National Average Monthly Rent at $1,360 for Recent Leases: Statistics Canada

National Average Monthly Rent at $1,360 for Recent Leases: Statistics Canada
A for rent sign is displayed outside a house in Ottawa on Oct. 14, 2022. (Sean Kilpatrick/The Canadian Press)
Andrew Chen
9/2/2023
Updated:
9/2/2023
0:00

Canadian renters signing new leases have paid $1,360 on average over the past two years, according to a recent report by Statistics Canada. The report, which draws data from a 2021 survey, also reveals that one-third of Canadians are renters.

“Rental cost data warrant further attention,” said the report titled “What’s included in Canadians’ rent?“ The report, released on Aug. 23, said renters typically experience less favourable socioeconomic outcomes, a weaker sense of community belonging, and poorer health outcomes compared to homeowners. Additionally, there remains a lack of affordable housing among lower-income earners in Canada.

It also highlights a noteworthy trend: Rental costs are negatively correlated with the duration of residence. Specifically, the average Canadian rental cost for dwellings rented within the last two years is $1,360, whereas for dwellings that have had the same tenants for 10 or more years, the average cost is significantly lower at $840.

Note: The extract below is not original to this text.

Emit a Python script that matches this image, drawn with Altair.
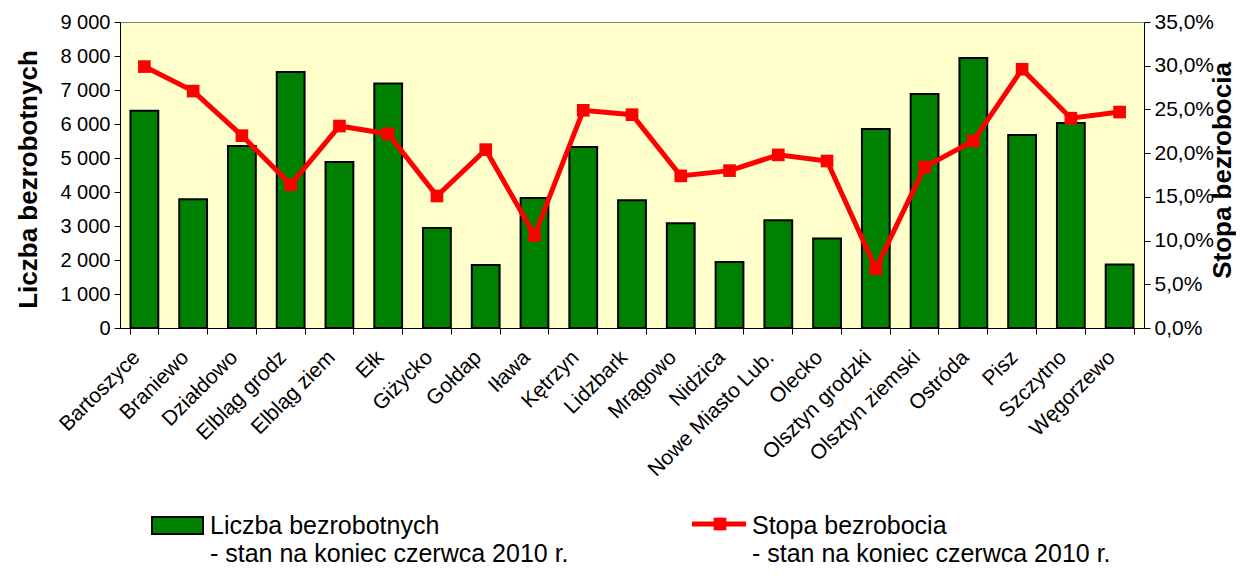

A separate report, published in August by Rentals.ca and Urbanation, shows the average asking price for a rental unit in Canada reached a record $2,042 in June, amid rising interest rate hikes and population expansion. This report noted that over the past two years, average rents in Canada have increased by 20 percent, or by an average of $341.

‘Financialization of Housing’

The Statistics Canada report draws on a survey of tenants in the 10 provinces and the territorial capitals of Whitehorse, Yellowknife, and Iqaluit. The landlords’ profit margins, however, were not included, as reported by Blacklock’s Reporter.

In a submission dated June 6 to the House of Commons Human Resources Committee, the Canadian Federation of Apartment Associations (CFAA), which represents the owners and managers of rental suites across Canada, estimates this margin to be about 8 percent on average.

“Some people picture all or most of the rent money going into the landlord’s pocket,” CFAA President John Dickie testified at the committee on June 6. “The truth is far from that.”

Mr. Dickie said that, on average, 19 percent of rental revenue goes toward covering operating costs, 14 percent is allocated for property taxes, and 12 percent is designated for utilities. This means 45 cents out of every dollar of rent is utilized to cover operating costs, leaving 55 cents as the net operating income.

However, he emphasized that there are additional expenses to consider. On average, another 36 cents is directed toward mortgage payments and 11 cents is reserved for major repairs and building modernization. Consequently, only eight cents out of every dollar of rent remains as the pre-tax return on each dollar of revenue.

The House of Commons Human Resources Committee is studying the “financialization of housing.”

“Good luck finding a $1,700 apartment in any urban centre in the country right now,” said Ray Sullivan, executive director of the Canadian Housing and Renewal Association, who also testified at the committee on June 6. He highlighted that this rental cost is actually the minimum level of affordability for the median income in Canada.

“Half of all people in the country cannot afford any rent higher than that,” he said.

Mr. Sullivan emphasized the importance of the private sector’s involvement in achieving a balanced approach when considering the rapid increase in housing starts and the expansion of the housing supply. He said there is a necessity to allocate a substantial portion of this supply toward non-market and community housing.

“We are not going to solve the housing crisis by adding five million $1 million homes or five million $3,000-a month rents for one-bedroom apartments,” he said.

Rental Inclusions

In addition to factors such as rental location, residence size, and condition, the Statistics Canada report examines the impact of non-financial inclusions, including utilities, parking, appliances, and air conditioning.

“Rental inclusions are important considerations when comparing rental costs,” the report said. “Commonly cited rental costs are rarely adjusted for qualitative housing differences including rental inclusions.”

Figures showed rents in Ontario and Québec typically included air conditioning while Manitoba rents usually covered electricity charges. Sixty percent of Saskatchewan rents include parking compared to 55 percent in British Columbia.

Inclusion of oil, gas, and other fuel differs more substantially across regions, according to the report. The inclusion of fuel-based utilities is most common in Prince Edward Island (55 percent), the territories (54 percent), Nova Scotia (41 percent), and Alberta (40 percent). Conversely, these utilities are least widespread in Quebec (12 percent), Newfoundland and Labrador (15 percent), and New Brunswick (18 percent).